Le malheur des peuples ne mérite ni calcul, ni costume

Billet

Je veux ici partager un malaise. Un malaise profond, non sur l’intention, mais sur l’instrumentalisation.

L’opération dite humanitaire menée en Méditerranée par Rima Hassan, avec Greta Thunberg à ses côtés, aurait pu être une main tendue, une alerte légitime face à l’indicible qui se déroule à Gaza. Si l’on dissocie le geste de ses protagonistes, alors oui, il y avait là une tentative de dire au monde que deux millions d’êtres humains, femmes, enfants, vieillards, meurent de faim sous nos yeux.

Mais voilà, on ne peut, hélas, détacher le geste de celles et ceux qui le portent. Et ici, ce sont précisément les visages à bord du bateau qui me laissent perplexe. Car derrière l’action humanitaire, se trame un discours trouble, souvent ambigu, parfois insidieux.

Rima Hassan n’est pas simplement engagée. Elle est, à mon sens, engagée dangereusement. Non pas pour dénoncer une guerre, ce serait légitime , mais pour jeter, souvent à mots à peine couverts, le discrédit sur tout un peuple, dans une logique d’amalgame sourde et pernicieuse, opposant juifs et musulmans dans une guerre de religion larvée, oubliant sciemment que des milliers d’Israéliens s’élèvent contre la politique coloniale de leur gouvernement, qu’ils manifestent, s’exposent, résistent, et réclament, eux aussi, la paix, la fin des massacres, et le retour des otages.

Ce n’est pas Israël que je défends, c’est la vérité. Et dans cette vérité, il y a deux peuples, deux souffrances, deux légitimités.

Je suis pour la coexistence de deux États. Je suis pour le droit d’Israël à exister dans ses frontières sûres et reconnues, comme je suis pour le droit du peuple palestinien à vivre libre, dans la dignité et la souveraineté. Je suis sioniste, dans le sens noble du terme, celui d’un peuple trouvant un refuge national après tant de persécutions.

Mais je suis aussi, et tout autant, pour une reconnaissance pleine et entière de l’État de Palestine, libéré des barbelés, des murs et des check-points.

Et je le dis sans détour : ceux qui utilisent l’antisionisme comme paravent de l’antisémitisme ne trompent personne. Certainement pas moi.

L’opération du bateau « Madeline » me gêne donc, non parce qu’elle pointe une tragédie, mais parce qu’elle en détourne le regard pour servir un narratif où la bienveillance humanitaire se confond avec une stratégie électoraliste, où la victimisation devient levier politique.

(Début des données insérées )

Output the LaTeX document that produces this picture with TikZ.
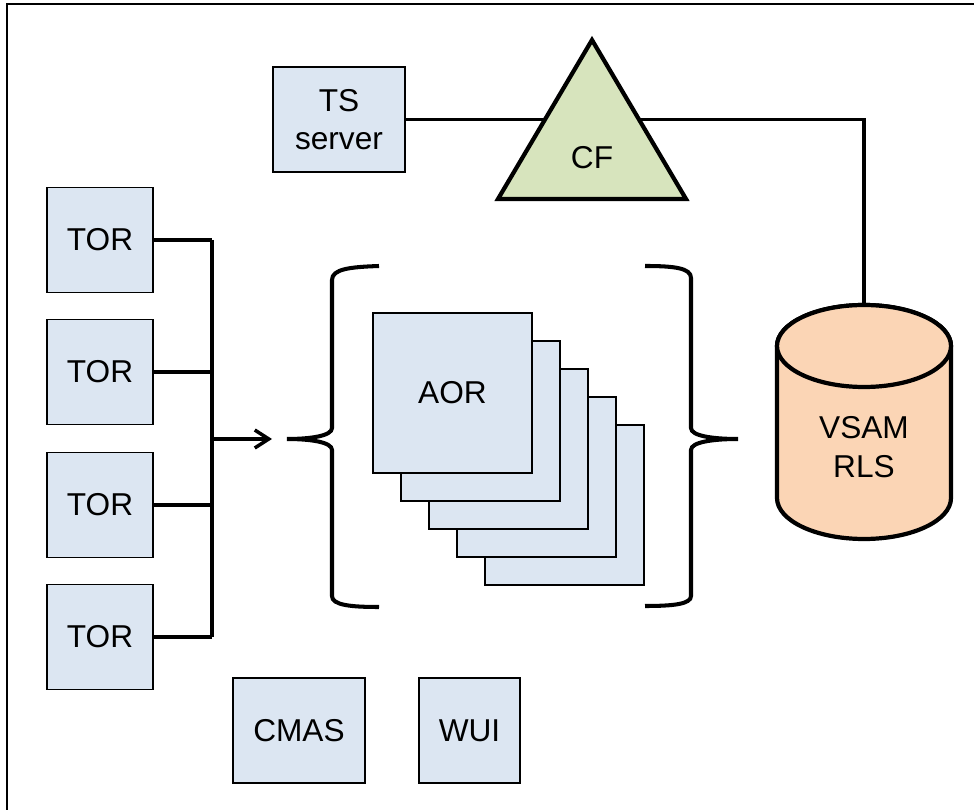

Derrière Rima Hassan, difficile de ne pas apercevoir l’ombre d’un Jean-Luc Mélenchon dont les silences, les outrances et les calculs relèvent d’un cynisme que je combats. Faire mine de parler au nom des quartiers en s’adressant à eux comme à des masses malléables, ce n’est pas de la politique, c’est du mépris. Et c’est indigne.

Non, la paix ne se construira pas à coups de selfies dans les eaux internationales, ni sous les projecteurs d’un coup médiatique mal inspiré. Elle se construira dans la vérité, dans la reconnaissance réciproque, dans le respect des peuples et dans le courage de dire que Netanyahou n’est pas Israël, que son gouvernement n’est pas le peuple israélien.

Ceux qui, aujourd’hui, martyrisent Gaza au nom d’une guerre sans fin, préparent les vengeances de demain. Et les enfants qui meurent aujourd’hui, hélas, seront ceux dont les frères rêveront demain de rendre coup pour coup.

Ce cycle doit être brisé. Et il ne le sera qu’en refusant les extrêmes, qu’ils soient d’État ou d’opposition.

Il est temps de retrouver une parole claire, ferme et humaine. Ni aveugle, ni complice. Simplement juste.